>> START DATA LINES

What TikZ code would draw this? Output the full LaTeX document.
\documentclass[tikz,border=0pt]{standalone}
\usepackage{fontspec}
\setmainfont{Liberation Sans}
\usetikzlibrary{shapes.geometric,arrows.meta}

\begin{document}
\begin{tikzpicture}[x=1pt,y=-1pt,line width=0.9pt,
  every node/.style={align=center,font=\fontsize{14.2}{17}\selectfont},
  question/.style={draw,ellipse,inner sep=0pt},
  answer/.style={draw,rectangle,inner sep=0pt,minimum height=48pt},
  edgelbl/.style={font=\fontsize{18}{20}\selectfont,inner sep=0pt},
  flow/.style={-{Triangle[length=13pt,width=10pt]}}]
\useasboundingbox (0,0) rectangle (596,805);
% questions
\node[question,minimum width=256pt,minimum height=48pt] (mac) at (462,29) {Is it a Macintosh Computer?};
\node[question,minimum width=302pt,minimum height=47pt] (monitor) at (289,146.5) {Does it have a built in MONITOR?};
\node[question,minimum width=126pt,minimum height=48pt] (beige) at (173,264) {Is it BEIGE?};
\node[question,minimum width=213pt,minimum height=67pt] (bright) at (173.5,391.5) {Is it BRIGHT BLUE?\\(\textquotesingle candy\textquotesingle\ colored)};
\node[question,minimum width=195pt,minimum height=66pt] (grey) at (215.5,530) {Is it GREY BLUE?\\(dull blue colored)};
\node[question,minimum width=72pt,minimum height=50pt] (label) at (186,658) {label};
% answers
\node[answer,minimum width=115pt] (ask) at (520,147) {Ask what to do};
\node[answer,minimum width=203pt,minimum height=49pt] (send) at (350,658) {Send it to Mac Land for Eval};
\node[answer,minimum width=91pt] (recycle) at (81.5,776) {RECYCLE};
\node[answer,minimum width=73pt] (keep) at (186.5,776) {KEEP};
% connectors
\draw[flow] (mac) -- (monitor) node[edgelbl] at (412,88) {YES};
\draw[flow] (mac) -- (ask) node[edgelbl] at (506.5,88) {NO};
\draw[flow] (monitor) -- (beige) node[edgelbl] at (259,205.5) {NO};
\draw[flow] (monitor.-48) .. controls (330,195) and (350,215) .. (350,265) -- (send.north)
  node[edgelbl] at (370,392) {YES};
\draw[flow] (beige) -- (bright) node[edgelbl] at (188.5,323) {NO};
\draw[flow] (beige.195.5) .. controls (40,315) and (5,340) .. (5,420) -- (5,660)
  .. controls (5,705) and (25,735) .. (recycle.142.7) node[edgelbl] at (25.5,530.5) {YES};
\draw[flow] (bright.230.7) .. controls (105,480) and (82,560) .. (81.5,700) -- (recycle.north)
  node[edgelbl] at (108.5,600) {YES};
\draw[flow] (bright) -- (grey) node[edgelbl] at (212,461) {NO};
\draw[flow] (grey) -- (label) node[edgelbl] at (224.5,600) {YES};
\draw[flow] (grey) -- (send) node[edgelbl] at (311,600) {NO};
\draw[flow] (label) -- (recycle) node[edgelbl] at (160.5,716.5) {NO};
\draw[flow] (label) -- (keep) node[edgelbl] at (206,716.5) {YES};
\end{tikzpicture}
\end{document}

>> END DATA LINES
>> START DATA LINES

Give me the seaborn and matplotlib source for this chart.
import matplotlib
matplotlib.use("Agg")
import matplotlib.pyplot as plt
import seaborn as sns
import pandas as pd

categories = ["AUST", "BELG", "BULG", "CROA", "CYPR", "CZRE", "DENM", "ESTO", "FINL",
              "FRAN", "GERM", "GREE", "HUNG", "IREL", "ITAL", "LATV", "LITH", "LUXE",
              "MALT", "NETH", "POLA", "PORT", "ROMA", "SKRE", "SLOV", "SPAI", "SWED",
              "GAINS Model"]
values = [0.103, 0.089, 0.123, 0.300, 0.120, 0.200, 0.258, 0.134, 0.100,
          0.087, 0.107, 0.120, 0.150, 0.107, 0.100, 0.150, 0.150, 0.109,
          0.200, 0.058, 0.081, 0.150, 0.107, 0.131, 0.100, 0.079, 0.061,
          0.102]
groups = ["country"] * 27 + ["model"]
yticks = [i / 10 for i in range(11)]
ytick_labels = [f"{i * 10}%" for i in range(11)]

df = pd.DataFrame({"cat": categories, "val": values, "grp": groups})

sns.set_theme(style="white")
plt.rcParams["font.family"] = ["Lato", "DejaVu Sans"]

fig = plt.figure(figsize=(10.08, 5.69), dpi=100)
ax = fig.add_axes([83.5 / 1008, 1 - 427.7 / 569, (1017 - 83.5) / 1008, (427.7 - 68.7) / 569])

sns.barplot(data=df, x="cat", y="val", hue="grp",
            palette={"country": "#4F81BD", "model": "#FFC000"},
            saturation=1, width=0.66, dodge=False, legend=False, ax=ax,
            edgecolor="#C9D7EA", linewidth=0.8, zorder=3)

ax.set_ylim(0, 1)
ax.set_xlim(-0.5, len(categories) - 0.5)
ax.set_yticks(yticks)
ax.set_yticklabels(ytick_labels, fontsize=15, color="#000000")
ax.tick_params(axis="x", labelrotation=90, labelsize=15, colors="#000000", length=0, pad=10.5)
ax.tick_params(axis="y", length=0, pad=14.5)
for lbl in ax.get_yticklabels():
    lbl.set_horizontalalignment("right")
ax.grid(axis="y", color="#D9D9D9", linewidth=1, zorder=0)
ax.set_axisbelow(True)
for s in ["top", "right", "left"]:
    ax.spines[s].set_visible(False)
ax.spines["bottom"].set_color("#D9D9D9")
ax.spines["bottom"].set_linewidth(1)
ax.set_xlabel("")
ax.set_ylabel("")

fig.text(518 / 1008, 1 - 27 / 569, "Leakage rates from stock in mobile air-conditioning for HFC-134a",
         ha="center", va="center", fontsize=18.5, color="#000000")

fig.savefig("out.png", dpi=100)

>> END DATA LINES

▶ _TASK DESCRIPTION_: Extract from the listing above the lines between the line containing "Give me the" and the line containing "ax = fig.add_axes([83.5", keeping both of those lines. Output nothing else.

▶ _COMPLETE ANSWER_:
Give me the seaborn and matplotlib source for this chart.
import matplotlib
matplotlib.use("Agg")
import matplotlib.pyplot as plt
import seaborn as sns
import pandas as pd

categories = ["AUST", "BELG", "BULG", "CROA", "CYPR", "CZRE", "DENM", "ESTO", "FINL",
              "FRAN", "GERM", "GREE", "HUNG", "IREL", "ITAL", "LATV", "LITH", "LUXE",
              "MALT", "NETH", "POLA", "PORT", "ROMA", "SKRE", "SLOV", "SPAI", "SWED",
              "GAINS Model"]
values = [0.103, 0.089, 0.123, 0.300, 0.120, 0.200, 0.258, 0.134, 0.100,
          0.087, 0.107, 0.120, 0.150, 0.107, 0.100, 0.150, 0.150, 0.109,
          0.200, 0.058, 0.081, 0.150, 0.107, 0.131, 0.100, 0.079, 0.061,
          0.102]
groups = ["country"] * 27 + ["model"]
yticks = [i / 10 for i in range(11)]
ytick_labels = [f"{i * 10}%" for i in range(11)]

df = pd.DataFrame({"cat": categories, "val": values, "grp": groups})

sns.set_theme(style="white")
plt.rcParams["font.family"] = ["Lato", "DejaVu Sans"]

fig = plt.figure(figsize=(10.08, 5.69), dpi=100)
ax = fig.add_axes([83.5 / 1008, 1 - 427.7 / 569, (1017 - 83.5) / 1008, (427.7 - 68.7) / 569])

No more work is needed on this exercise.